# DATA BLOCK:
========
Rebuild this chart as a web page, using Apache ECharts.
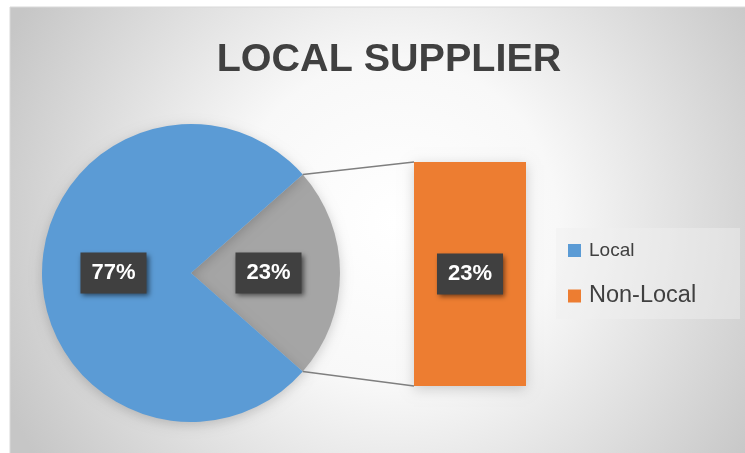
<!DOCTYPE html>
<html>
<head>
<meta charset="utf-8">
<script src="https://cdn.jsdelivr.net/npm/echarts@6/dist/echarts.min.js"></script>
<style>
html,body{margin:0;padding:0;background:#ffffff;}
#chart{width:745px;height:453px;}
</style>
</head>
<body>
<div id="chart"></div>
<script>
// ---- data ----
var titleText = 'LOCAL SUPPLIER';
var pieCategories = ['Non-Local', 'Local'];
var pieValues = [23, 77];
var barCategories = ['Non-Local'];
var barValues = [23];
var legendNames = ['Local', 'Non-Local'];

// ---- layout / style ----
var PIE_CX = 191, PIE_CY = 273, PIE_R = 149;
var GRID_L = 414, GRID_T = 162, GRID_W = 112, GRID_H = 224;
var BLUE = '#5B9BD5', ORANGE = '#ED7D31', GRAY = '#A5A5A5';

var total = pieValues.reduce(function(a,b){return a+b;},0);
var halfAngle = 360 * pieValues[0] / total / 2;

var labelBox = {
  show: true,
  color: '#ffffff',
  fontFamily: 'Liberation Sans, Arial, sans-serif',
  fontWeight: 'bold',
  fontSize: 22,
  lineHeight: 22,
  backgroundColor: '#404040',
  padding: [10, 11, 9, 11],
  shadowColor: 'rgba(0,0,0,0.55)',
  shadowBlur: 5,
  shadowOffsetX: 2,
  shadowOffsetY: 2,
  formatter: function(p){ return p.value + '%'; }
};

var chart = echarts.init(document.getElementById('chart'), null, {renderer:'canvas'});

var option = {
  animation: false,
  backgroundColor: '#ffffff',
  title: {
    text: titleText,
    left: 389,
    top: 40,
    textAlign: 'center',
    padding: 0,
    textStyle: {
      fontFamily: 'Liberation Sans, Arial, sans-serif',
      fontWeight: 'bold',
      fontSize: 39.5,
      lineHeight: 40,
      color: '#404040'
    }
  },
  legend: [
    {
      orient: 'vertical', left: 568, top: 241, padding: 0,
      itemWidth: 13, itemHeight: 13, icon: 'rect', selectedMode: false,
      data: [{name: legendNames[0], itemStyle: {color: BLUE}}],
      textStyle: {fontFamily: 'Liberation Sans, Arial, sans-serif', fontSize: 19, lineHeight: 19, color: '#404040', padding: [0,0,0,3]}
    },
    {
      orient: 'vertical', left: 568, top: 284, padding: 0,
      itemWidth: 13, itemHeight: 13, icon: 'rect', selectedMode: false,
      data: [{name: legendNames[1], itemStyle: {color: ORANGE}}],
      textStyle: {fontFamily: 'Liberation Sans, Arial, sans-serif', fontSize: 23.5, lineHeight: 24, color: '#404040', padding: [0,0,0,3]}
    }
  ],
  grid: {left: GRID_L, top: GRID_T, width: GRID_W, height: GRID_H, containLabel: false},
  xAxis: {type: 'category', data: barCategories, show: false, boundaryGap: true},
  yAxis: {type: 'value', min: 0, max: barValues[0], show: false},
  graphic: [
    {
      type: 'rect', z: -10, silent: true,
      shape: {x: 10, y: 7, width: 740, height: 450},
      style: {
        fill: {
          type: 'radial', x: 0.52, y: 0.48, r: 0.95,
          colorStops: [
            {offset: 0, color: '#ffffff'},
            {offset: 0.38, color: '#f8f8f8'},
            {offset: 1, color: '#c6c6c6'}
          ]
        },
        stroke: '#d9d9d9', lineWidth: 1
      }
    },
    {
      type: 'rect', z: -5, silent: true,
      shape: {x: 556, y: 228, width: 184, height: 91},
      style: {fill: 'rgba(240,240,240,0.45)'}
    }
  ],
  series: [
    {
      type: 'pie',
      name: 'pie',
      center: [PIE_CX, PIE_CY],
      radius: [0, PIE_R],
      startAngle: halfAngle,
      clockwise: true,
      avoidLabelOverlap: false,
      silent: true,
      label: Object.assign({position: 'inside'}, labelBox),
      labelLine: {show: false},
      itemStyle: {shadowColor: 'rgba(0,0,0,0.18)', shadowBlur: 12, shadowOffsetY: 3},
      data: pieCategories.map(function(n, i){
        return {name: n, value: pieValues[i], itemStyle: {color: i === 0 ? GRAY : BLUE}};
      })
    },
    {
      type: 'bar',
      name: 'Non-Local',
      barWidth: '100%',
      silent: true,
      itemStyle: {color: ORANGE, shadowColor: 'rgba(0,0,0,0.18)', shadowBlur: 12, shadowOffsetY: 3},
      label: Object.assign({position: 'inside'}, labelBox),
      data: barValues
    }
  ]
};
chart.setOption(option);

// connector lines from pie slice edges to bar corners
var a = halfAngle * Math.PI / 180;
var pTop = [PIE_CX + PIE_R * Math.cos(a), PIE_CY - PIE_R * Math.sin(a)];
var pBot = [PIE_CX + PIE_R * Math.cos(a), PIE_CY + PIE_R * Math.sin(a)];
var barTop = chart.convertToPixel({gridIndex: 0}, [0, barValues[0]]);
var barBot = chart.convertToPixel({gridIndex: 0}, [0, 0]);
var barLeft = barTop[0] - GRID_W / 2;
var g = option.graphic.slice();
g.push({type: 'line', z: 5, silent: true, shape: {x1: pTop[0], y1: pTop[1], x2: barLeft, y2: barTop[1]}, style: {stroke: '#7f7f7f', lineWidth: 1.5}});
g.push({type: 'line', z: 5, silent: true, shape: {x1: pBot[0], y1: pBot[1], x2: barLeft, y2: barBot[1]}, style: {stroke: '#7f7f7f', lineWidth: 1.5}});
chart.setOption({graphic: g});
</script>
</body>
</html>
========
# GIVEN TASK:
Word for word, quote the full listing, omitting every picture.

# RESULT OF THE TASK:
Rebuild this chart as a web page, using Apache ECharts.
<!DOCTYPE html>
<html>
<head>
<meta charset="utf-8">
<script src="https://cdn.jsdelivr.net/npm/echarts@6/dist/echarts.min.js"></script>
<style>
html,body{margin:0;padding:0;background:#ffffff;}
#chart{width:745px;height:453px;}
</style>
</head>
<body>
<div id="chart"></div>
<script>
// ---- data ----
var titleText = 'LOCAL SUPPLIER';
var pieCategories = ['Non-Local', 'Local'];
var pieValues = [23, 77];
var barCategories = ['Non-Local'];
var barValues = [23];
var legendNames = ['Local', 'Non-Local'];

// ---- layout / style ----
var PIE_CX = 191, PIE_CY = 273, PIE_R = 149;
var GRID_L = 414, GRID_T = 162, GRID_W = 112, GRID_H = 224;
var BLUE = '#5B9BD5', ORANGE = '#ED7D31', GRAY = '#A5A5A5';

var total = pieValues.reduce(function(a,b){return a+b;},0);
var halfAngle = 360 * pieValues[0] / total / 2;

var labelBox = {
  show: true,
  color: '#ffffff',
  fontFamily: 'Liberation Sans, Arial, sans-serif',
  fontWeight: 'bold',
  fontSize: 22,
  lineHeight: 22,
  backgroundColor: '#404040',
  padding: [10, 11, 9, 11],
  shadowColor: 'rgba(0,0,0,0.55)',
  shadowBlur: 5,
  shadowOffsetX: 2,
  shadowOffsetY: 2,
  formatter: function(p){ return p.value + '%'; }
};

var chart = echarts.init(document.getElementById('chart'), null, {renderer:'canvas'});

var option = {
  animation: false,
  backgroundColor: '#ffffff',
  title: {
    text: titleText,
    left: 389,
    top: 40,
    textAlign: 'center',
    padding: 0,
    textStyle: {
      fontFamily: 'Liberation Sans, Arial, sans-serif',
      fontWeight: 'bold',
      fontSize: 39.5,
      lineHeight: 40,
      color: '#404040'
    }
  },
  legend: [
    {
      orient: 'vertical', left: 568, top: 241, padding: 0,
      itemWidth: 13, itemHeight: 13, icon: 'rect', selectedMode: false,
      data: [{name: legendNames[0], itemStyle: {color: BLUE}}],
      textStyle: {fontFamily: 'Liberation Sans, Arial, sans-serif', fontSize: 19, lineHeight: 19, color: '#404040', padding: [0,0,0,3]}
    },
    {
      orient: 'vertical', left: 568, top: 284, padding: 0,
      itemWidth: 13, itemHeight: 13, icon: 'rect', selectedMode: false,
      data: [{name: legendNames[1], itemStyle: {color: ORANGE}}],
      textStyle: {fontFamily: 'Liberation Sans, Arial, sans-serif', fontSize: 23.5, lineHeight: 24, color: '#404040', padding: [0,0,0,3]}
    }
  ],
  grid: {left: GRID_L, top: GRID_T, width: GRID_W, height: GRID_H, containLabel: false},
  xAxis: {type: 'category', data: barCategories, show: false, boundaryGap: true},
  yAxis: {type: 'value', min: 0, max: barValues[0], show: false},
  graphic: [
    {
      type: 'rect', z: -10, silent: true,
      shape: {x: 10, y: 7, width: 740, height: 450},
      style: {
        fill: {
          type: 'radial', x: 0.52, y: 0.48, r: 0.95,
          colorStops: [
            {offset: 0, color: '#ffffff'},
            {offset: 0.38, color: '#f8f8f8'},
            {offset: 1, color: '#c6c6c6'}
          ]
        },
        stroke: '#d9d9d9', lineWidth: 1
      }
    },
    {
      type: 'rect', z: -5, silent: true,
      shape: {x: 556, y: 228, width: 184, height: 91},
      style: {fill: 'rgba(240,240,240,0.45)'}
    }
  ],
  series: [
    {
      type: 'pie',
      name: 'pie',
      center: [PIE_CX, PIE_CY],
      radius: [0, PIE_R],
      startAngle: halfAngle,
      clockwise: true,
      avoidLabelOverlap: false,
      silent: true,
      label: Object.assign({position: 'inside'}, labelBox),
      labelLine: {show: false},
      itemStyle: {shadowColor: 'rgba(0,0,0,0.18)', shadowBlur: 12, shadowOffsetY: 3},
      data: pieCategories.map(function(n, i){
        return {name: n, value: pieValues[i], itemStyle: {color: i === 0 ? GRAY : BLUE}};
      })
    },
    {
      type: 'bar',
      name: 'Non-Local',
      barWidth: '100%',
      silent: true,
      itemStyle: {color: ORANGE, shadowColor: 'rgba(0,0,0,0.18)', shadowBlur: 12, shadowOffsetY: 3},
      label: Object.assign({position: 'inside'}, labelBox),
      data: barValues
    }
  ]
};
chart.setOption(option);

// connector lines from pie slice edges to bar corners
var a = halfAngle * Math.PI / 180;
var pTop = [PIE_CX + PIE_R * Math.cos(a), PIE_CY - PIE_R * Math.sin(a)];
var pBot = [PIE_CX + PIE_R * Math.cos(a), PIE_CY + PIE_R * Math.sin(a)];
var barTop = chart.convertToPixel({gridIndex: 0}, [0, barValues[0]]);
var barBot = chart.convertToPixel({gridIndex: 0}, [0, 0]);
var barLeft = barTop[0] - GRID_W / 2;
var g = option.graphic.slice();
g.push({type: 'line', z: 5, silent: true, shape: {x1: pTop[0], y1: pTop[1], x2: barLeft, y2: barTop[1]}, style: {stroke: '#7f7f7f', lineWidth: 1.5}});
g.push({type: 'line', z: 5, silent: true, shape: {x1: pBot[0], y1: pBot[1], x2: barLeft, y2: barBot[1]}, style: {stroke: '#7f7f7f', lineWidth: 1.5}});
chart.setOption({graphic: g});
</script>
</body>
</html>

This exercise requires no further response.